Opinión

De los policías de balcón

Filosofía pequeña

Graban vídeos jaleando a la policía que detiene a un viandante temerario –se habrá alejado más de doscientos metros de casa–, echan agua a quien pasea demasiado al perro, insultan al sanitario que vuelve al hogar, denuncian al que compra demasiadas veces el pan, gimen ante el antaño bendecido turista… son los «policías de balcón». Simulan ser novedad pero, fíjense, dejan caspa al descorrer la cortina.

Los policías de balcón nos dejan inquietos: ¿temen que el malhechor transporte el virus y que en una infeliz cadena de eventos alcance sus pulmones? ¿Gritan y denuncian en autodefensa? ¿Ven reducidas las probabilidades de enfermedad en cada alarido? Ello es razonable, no lo niego, pero pareciera una justificación de algún mecanismo oculto. Insistamos: ¿obtienen goce de su actuación? Da la sensación de que sí a la vista de lo rápido que lo comparten en las redes y de lo ostentoso de sus voces. ¿Ese goce se debe al deber cumplido? De puro ¿un ejercicio cívico? Hurguemos en esta idea.

El sujeto es un masoca con respecto a ese deber traído de un Otro, pero es un sádico con respecto a quienes sufren sus acciones.

Nadie ha trabajado más la idea del «deber» como el ilustrado Kant. Seguro que lo recuerdan del bachillerato. Muy rápido: para él solo es moral la acción que responde al deber, y esto pese a quien pese. Así, todos los superhéroes son kantianos. Recordemos a tío Ben quien, a punto de morir en brazos de su sobrino Peter –Spiderman– le deja la famosa máxima «un gran poder conlleva una gran responsabilidad». No le dice que conlleve folixa o dinero, sino responsabilidad, es decir, deber. Sin embargo, el deber siempre es formulado en tercera persona: «el deber me exige…», y yo hago, aunque no me guste.
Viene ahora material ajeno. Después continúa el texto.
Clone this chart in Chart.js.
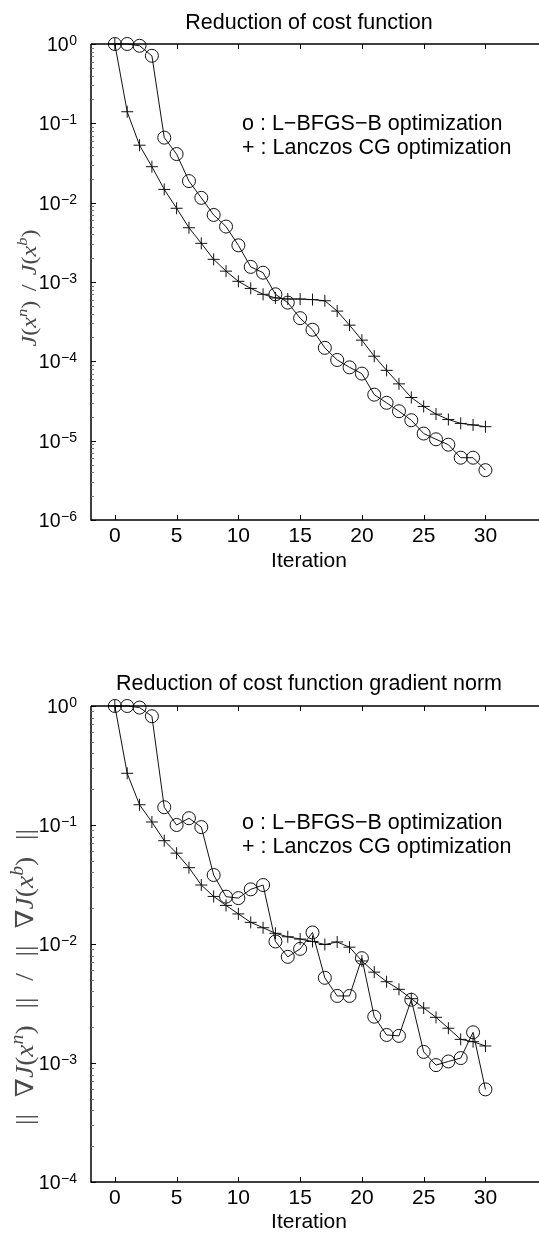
<!DOCTYPE html>
<html><head><meta charset="utf-8">
<script src="https://cdn.jsdelivr.net/npm/chart.js@4.4.1/dist/chart.umd.min.js"></script>
<style>
html,body{margin:0;padding:0;background:#fff;overflow:hidden;width:539px;height:1233px}
canvas{position:absolute;left:0}
#c1{top:0}
#c2{top:600px}
</style></head>
<body>
<canvas id="c1" width="539" height="600"></canvas>
<canvas id="c2" width="539" height="633"></canvas>
<script>
// ---- data ----
const iterations = [0,1,2,3,4,5,6,7,8,9,10,11,12,13,14,15,16,17,18,19,20,21,22,23,24,25,26,27,28,29,30];
const costLBFGS = [1.0,1.0,0.95,0.71,0.066,0.041,0.0187,0.0115,0.0070,0.0050,0.0029,0.00155,0.00131,0.00070,0.00055,0.00035,0.00025,0.000148,0.000104,0.000084,0.000070,0.000038,0.000030,0.0000235,0.0000181,0.0000123,0.0000104,0.0000089,0.0000061,0.0000061,0.00000425];
const costLanczos = [1.0,0.14,0.053,0.0284,0.0147,0.0085,0.00483,0.00307,0.00193,0.00137,0.00102,0.00083,0.00070,0.00063,0.00061,0.00061,0.00060,0.00058,0.00043,0.000286,0.000185,0.000116,0.000077,0.000052,0.000035,0.000027,0.0000216,0.0000185,0.0000165,0.0000158,0.000015];
const gradLBFGS = [1.0,1.0,0.97,0.82,0.141,0.100,0.114,0.096,0.038,0.025,0.0243,0.0288,0.0313,0.0105,0.0078,0.0091,0.0125,0.0052,0.00366,0.00366,0.0076,0.00245,0.00172,0.00169,0.0034,0.00124,0.00096,0.00103,0.0011,0.00181,0.0006];
const gradLanczos = [1.0,0.272,0.148,0.106,0.0738,0.058,0.0438,0.0313,0.0251,0.0211,0.0179,0.0152,0.0137,0.0123,0.0115,0.0110,0.0105,0.0099,0.0104,0.0094,0.0072,0.0058,0.00482,0.00416,0.00347,0.0029,0.00242,0.00196,0.00158,0.00151,0.00139];

const xTicks = [0,5,10,15,20,25,30];
const xTickLabels = ['0','5','10','15','20','25','30'];
const yTicksCost = [1,1e-1,1e-2,1e-3,1e-4,1e-5,1e-6];
const yTickExpCost = ['0','\u22121','\u22122','\u22123','\u22124','\u22125','\u22126'];
const yTicksGrad = [1,1e-1,1e-2,1e-3,1e-4];
const yTickExpGrad = ['0','\u22121','\u22122','\u22123','\u22124'];
const seriesNames = ['o : L\u2212BFGS\u2212B optimization', '+ : Lanczos CG optimization'];
const chartTitles = ['Reduction of cost function', 'Reduction of cost function gradient norm'];
const xAxisTitle = 'Iteration';
const yTitleCost = [{t:'J',it:1},{t:'(',it:0},{t:'x',it:1},{t:'n',it:1,sup:1},{t:')',it:0},{gap:1},{t:'/',it:0},{gap:1},{t:'J',it:1},{t:'(',it:0},{t:'x',it:1},{t:'b',it:1,sup:1},{t:')',it:0}];
const yTitleGrad = [{t:'||',it:0},{gap:1},{t:'\u2207',it:0},{t:'J',it:1},{t:'(',it:0},{t:'x',it:1},{t:'n',it:1,sup:1},{t:')',it:0},{gap:1},{t:'||',it:0},{gap:1},{t:'/',it:0},{gap:1},{t:'||',it:0},{gap:1},{t:'\u2207',it:0},{t:'J',it:1},{t:'(',it:0},{t:'x',it:1},{t:'b',it:1,sup:1},{t:')',it:0},{gap:1},{t:'||',it:0}];

const SANS = '"Liberation Sans", Arial, Helvetica, sans-serif';
const SERIF = '"Liberation Serif", "DejaVu Serif", serif';

function drawRich(ctx, segs, cx, cy, size, stretch, totalLen, color){
  ctx.save();
  const supSize = Math.round(size*0.7);
  const fontOf = s => (s.it ? 'italic ' : '') + (s.sup ? supSize : size) + 'px ' + SERIF;
  let W = 0, nGaps = 0;
  const widths = segs.map(s => {
    if (s.gap) { nGaps++; return 0; }
    ctx.font = fontOf(s); const w = ctx.measureText(s.t).width * stretch; W += w; return w;
  });
  const gapW = nGaps ? Math.max(2, (totalLen - W) / nGaps) : 0;
  const total = W + gapW * nGaps;
  ctx.translate(cx, cy);
  ctx.rotate(-Math.PI/2);
  ctx.fillStyle = color;
  ctx.textBaseline = 'alphabetic';
  ctx.textAlign = 'left';
  let x = -total/2;
  const base = size*0.33;
  segs.forEach((s,i) => {
    if (s.gap) { x += gapW; return; }
    ctx.font = fontOf(s);
    ctx.save();
    ctx.translate(x, s.sup ? base - size*0.42 : base);
    ctx.scale(stretch, 1);
    ctx.fillText(s.t, 0, 0);
    ctx.restore();
    x += widths[i];
  });
  ctx.restore();
}

function makeChart(id, cfg){
  const deco = {
    id: 'deco',
    afterDraw(chart){
      const ctx = chart.ctx, ca = chart.chartArea, xs = chart.scales.x, ys = chart.scales.y;
      ctx.save();
      ctx.strokeStyle = '#000';
      ctx.lineWidth = 1.5;
      ctx.beginPath();
      ctx.moveTo(ca.left, ca.top); ctx.lineTo(ca.left, ca.bottom); ctx.lineTo(chart.width, ca.bottom);
      ctx.moveTo(ca.left, ca.top); ctx.lineTo(chart.width, ca.top);
      ctx.stroke();
      ctx.lineWidth = 1;
      ctx.beginPath();
      xTicks.forEach(v => {
        const px = Math.round(xs.getPixelForValue(v)) + 0.5;
        ctx.moveTo(px, ca.bottom); ctx.lineTo(px, ca.bottom - 5);
        ctx.moveTo(px, ca.top); ctx.lineTo(px, ca.top + 5);
      });
      cfg.yTicks.forEach(v => {
        const py = Math.round(ys.getPixelForValue(v)) + 0.5;
        ctx.moveTo(ca.left, py); ctx.lineTo(ca.left + 5, py);
      });
      ctx.stroke();
      ctx.strokeStyle = '#777';
      ctx.beginPath();
      cfg.yTicks.forEach(v => {
        for (let m = 2; m <= 9; m++) {
          const val = v * m;
          if (val >= 1) continue;
          const py = Math.round(ys.getPixelForValue(val)) + 0.5;
          ctx.moveTo(ca.left, py); ctx.lineTo(ca.left + 3, py);
        }
      });
      ctx.stroke();
      // y tick labels: "10" with raised exponent
      ctx.fillStyle = '#000';
      ctx.textBaseline = 'alphabetic';
      ctx.textAlign = 'right';
      cfg.yTicks.forEach((v, i) => {
        const py = ys.getPixelForValue(v);
        const rx = ca.left - 14;
        ctx.font = '14px ' + SANS;
        const ew = ctx.measureText(cfg.yExp[i]).width;
        ctx.fillText(cfg.yExp[i], rx, py + 1);
        ctx.font = '19.5px ' + SANS;
        ctx.fillText('10', rx - ew - 0.5, py + 7);
      });
      // titles
      ctx.textAlign = 'center';
      ctx.textBaseline = 'middle';
      ctx.font = '21.5px ' + SANS;
      ctx.fillText(cfg.title, 309, cfg.titleY);
      ctx.font = '21px ' + SANS;
      ctx.fillText(xAxisTitle, 309, cfg.xTitleY);
      // legend text
      ctx.textAlign = 'left';
      ctx.font = '21.5px ' + SANS;
      ctx.fillText(seriesNames[0], 242, cfg.legY);
      ctx.fillText(seriesNames[1], 242, cfg.legY + 24);
      ctx.restore();
      drawRich(ctx, cfg.ySegs, cfg.yTitleX, cfg.yTitleY, cfg.yTitleSize, cfg.yStretch, cfg.yTitleLen, '#4a4a4a');
    }
  };
  const mk = (vals, style, r) => ({
    data: iterations.map((x,i) => ({x, y: vals[i]})),
    borderColor: '#111', borderWidth: 1, tension: 0, clip: false,
    pointStyle: style, pointRadius: r, pointHoverRadius: r,
    pointBorderColor: '#111', pointBackgroundColor: 'rgba(0,0,0,0)', pointBorderWidth: 1
  });
  return new Chart(document.getElementById(id), {
    type: 'line',
    data: { datasets: [ mk(cfg.a, 'circle', 6.5), mk(cfg.b, 'cross', 6) ] },
    options: {
      responsive: false, animation: false, devicePixelRatio: 1,
      layout: { padding: { top: cfg.padTop, left: 0, right: 0, bottom: 0 } },
      plugins: { legend: { display: false }, title: { display: false }, tooltip: { enabled: false } },
      events: [],
      scales: {
        x: {
          type: 'linear', min: -1.93, max: 33.73,
          grid: { display: false, drawTicks: false }, border: { display: false },
          afterBuildTicks: s => { s.ticks = xTicks.map(v => ({ value: v })); },
          afterFit: s => { s.height = cfg.xH; },
          ticks: { font: { family: SANS, size: 21 }, color: '#000', padding: 4, maxRotation: 0, autoSkip: false,
                   callback: (v) => { const i = xTicks.indexOf(v); return i >= 0 ? xTickLabels[i] : ''; } }
        },
        y: {
          type: 'logarithmic', min: cfg.yMin, max: 1,
          grid: { display: false, drawTicks: false }, border: { display: false },
          afterBuildTicks: s => { s.ticks = cfg.yTicks.map(v => ({ value: v })); },
          afterFit: s => { s.width = 91; },
          ticks: { display: false }
        }
      }
    },
    plugins: [deco]
  });
}

makeChart('c1', { a: costLBFGS, b: costLanczos, yMin: 1e-6, yTicks: yTicksCost, yExp: yTickExpCost,
  padTop: 44, xH: 80, title: chartTitles[0], titleY: 23, xTitleY: 561, legY: 124.5,
  ySegs: yTitleCost, yTitleX: 29, yTitleY: 288, yTitleSize: 22, yStretch: 1.1, yTitleLen: 117 });
makeChart('c2', { a: gradLBFGS, b: gradLanczos, yMin: 1e-4, yTicks: yTicksGrad, yExp: yTickExpGrad,
  padTop: 106, xH: 51, title: chartTitles[1], titleY: 84.5, xTitleY: 622, legY: 223,
  ySegs: yTitleGrad, yTitleX: 25, yTitleY: 377, yTitleSize: 25, yStretch: 1.1, yTitleLen: 296 });
</script>
</body></html>
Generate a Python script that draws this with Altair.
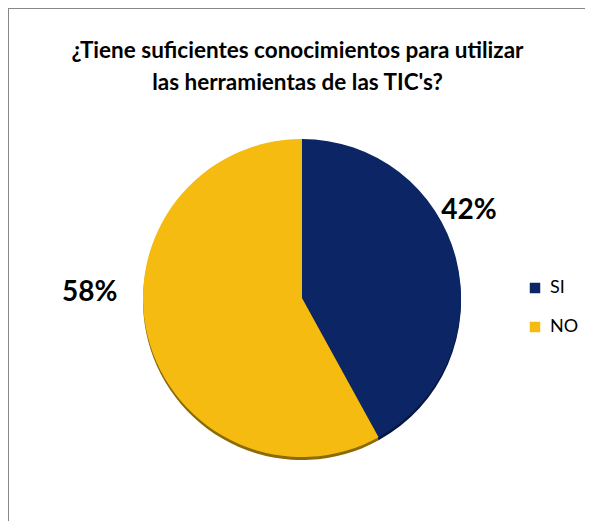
import altair as alt
import pandas as pd

categories = ["SI", "NO"]
values = [42, 58]
labels = ["42%", "58%"]
colors = ["#0B2565", "#F5BB10"]
edge_colors = ["#061640", "#8C6A05"]

df = pd.DataFrame({"cat": categories, "val": values, "lab": labels, "ord": [0, 1]})

CX, CY, R = 294, 290, 159
W, H = 577, 513

base = alt.Chart(df)
theta = alt.Theta("val:Q", stack=True)
order = alt.Order("ord:Q")

shadow = base.mark_arc(outerRadius=R).encode(
    theta=theta, order=order,
    fill=alt.condition(alt.datum.cat == "SI", alt.value(edge_colors[0]), alt.value(edge_colors[1])),
    x=alt.value(CX), y=alt.value(CY + 3),
)

pie = base.mark_arc(outerRadius=R).encode(
    theta=theta, order=order,
    color=alt.Color("cat:N", scale=alt.Scale(domain=categories, range=colors),
                    sort=categories,
                    legend=alt.Legend(title=None, orient="none", legendX=518, legendY=271,
                                      symbolType="square", symbolSize=110, symbolStrokeWidth=0,
                                      labelFontSize=18, labelFont="Lato", labelColor="#000000",
                                      rowPadding=21, labelOffset=6)),
    x=alt.value(CX), y=alt.value(CY),
)

lab_si = base.mark_text(fontSize=28, fontWeight="bold", font="Lato", color="#000000",
                        radius=190, dx=-17, dy=-40).encode(
    theta=theta, order=order, text=alt.Text("lab:N"),
    opacity=alt.condition(alt.datum.cat == "SI", alt.value(1), alt.value(0)),
    x=alt.value(CX), y=alt.value(CY))

lab_no = base.mark_text(fontSize=28, fontWeight="bold", font="Lato", color="#000000",
                        radius=212, dx=-7, dy=-58).encode(
    theta=theta, order=order, text=alt.Text("lab:N"),
    opacity=alt.condition(alt.datum.cat == "NO", alt.value(1), alt.value(0)),
    x=alt.value(CX), y=alt.value(CY))

border_left = alt.Chart(df).mark_rule(color="#888888", strokeWidth=2).encode(
    x=alt.value(0), y=alt.value(0), y2=alt.value(H))
border_top = alt.Chart(df).mark_rule(color="#888888", strokeWidth=2).encode(
    y=alt.value(0), x=alt.value(0), x2=alt.value(W))

chart = alt.layer(
    border_left, border_top, shadow, pie, lab_si, lab_no,
).properties(
    width=W, height=H,
    title=alt.Title(["¿Tiene suficientes conocimientos para utilizar", "las herramientas de las TIC's?"],
                    font="Lato", fontSize=22.5, fontWeight="bold", color="#000000",
                    lineHeight=32, anchor="middle", offset=-87, dx=1),
    autosize=alt.AutoSizeParams(type="none"),
    padding=0,
).configure_view(stroke=None)

chart.save("out.html", embed_options={"renderer": "svg", "actions": False})
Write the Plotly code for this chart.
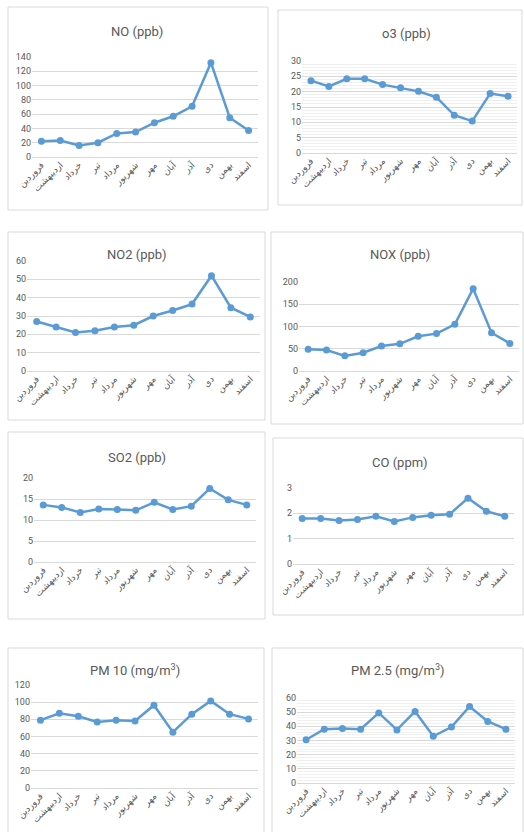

Viajemos: durante el terror nazi Himmler pronunció uno de los discursos éticos más repugnantes de que se tengan constancia –aunque, a fin de cuentas, ético–. Dijo en Posen en 1943 que los «judíos deben ser exterminados» y continuó: «creo que vale más que nosotros [las SS] asumamos esta carga [que nadie más quiere] por nuestro pueblo, que asumamos la responsabilidad [de llevar a cabo el exterminio] y que nos llevemos nuestro secreto a la tumba». Este discurso debiera haberse perdido, haberse disipado poco después de abandonar el arco de la boca del SS para que nadie supiese de su hazaña y, por tanto, nadie pudiese reconocer tamaño gesto; y he aquí su eticidad: Spiderman no usa el poder para lograr chicas ni dinero, sino por responsabilidad, razón por la cual lleva una máscara, y por eso Himmler quiso que el discurso desapareciese. Ninguno obtiene felicidad de sus acciones, pero ambos obtienen goce al cumplir con el deber emanado de un tercero.

Parece que el confinamiento se alivia y que el policía de balcón baja a la calle a tomar cafés. Terrazas llenas, paseos atestados y coches de vuelta a la carretera.

El sujeto es un masoca con respecto a ese deber traído de un Otro, pero es un sádico con respecto a quienes sufren sus acciones. Spiderman obedecía al Otro –tío Ben– atizando, secuestrando, maniatando, etc., al margen de la ley aunque eso arruinase su adolescencia. Himmler obedecía al Otro –la perversa sociobiología nazi– persiguiendo y aniquilando al judío aunque le fuese desagradable. La distancia es sideral, claro, pero la lógica es la misma: nadie quiere denunciar ni insultar ni arrojar agua al conciudadano, pero una vez interiorizado el deseo del Otro –el deber– hay cierto goce en ser despiadado.

Parece que el confinamiento se alivia y que el policía de balcón baja a la calle a tomar cafés. Terrazas llenas, paseos atestados y coches de vuelta a la carretera. Mientras damos un paseo observamos reticentes los antaño celosos balcones y recordamos lo fácil que era para Peter –Spiderman– quitarse el pasamontañas de colores para acatar diligentemente las reglas de tía May y para obedecer lastimosamente a su jefe Jameson; sonreímos ante lo rápido que pasaba de delator a sospechoso.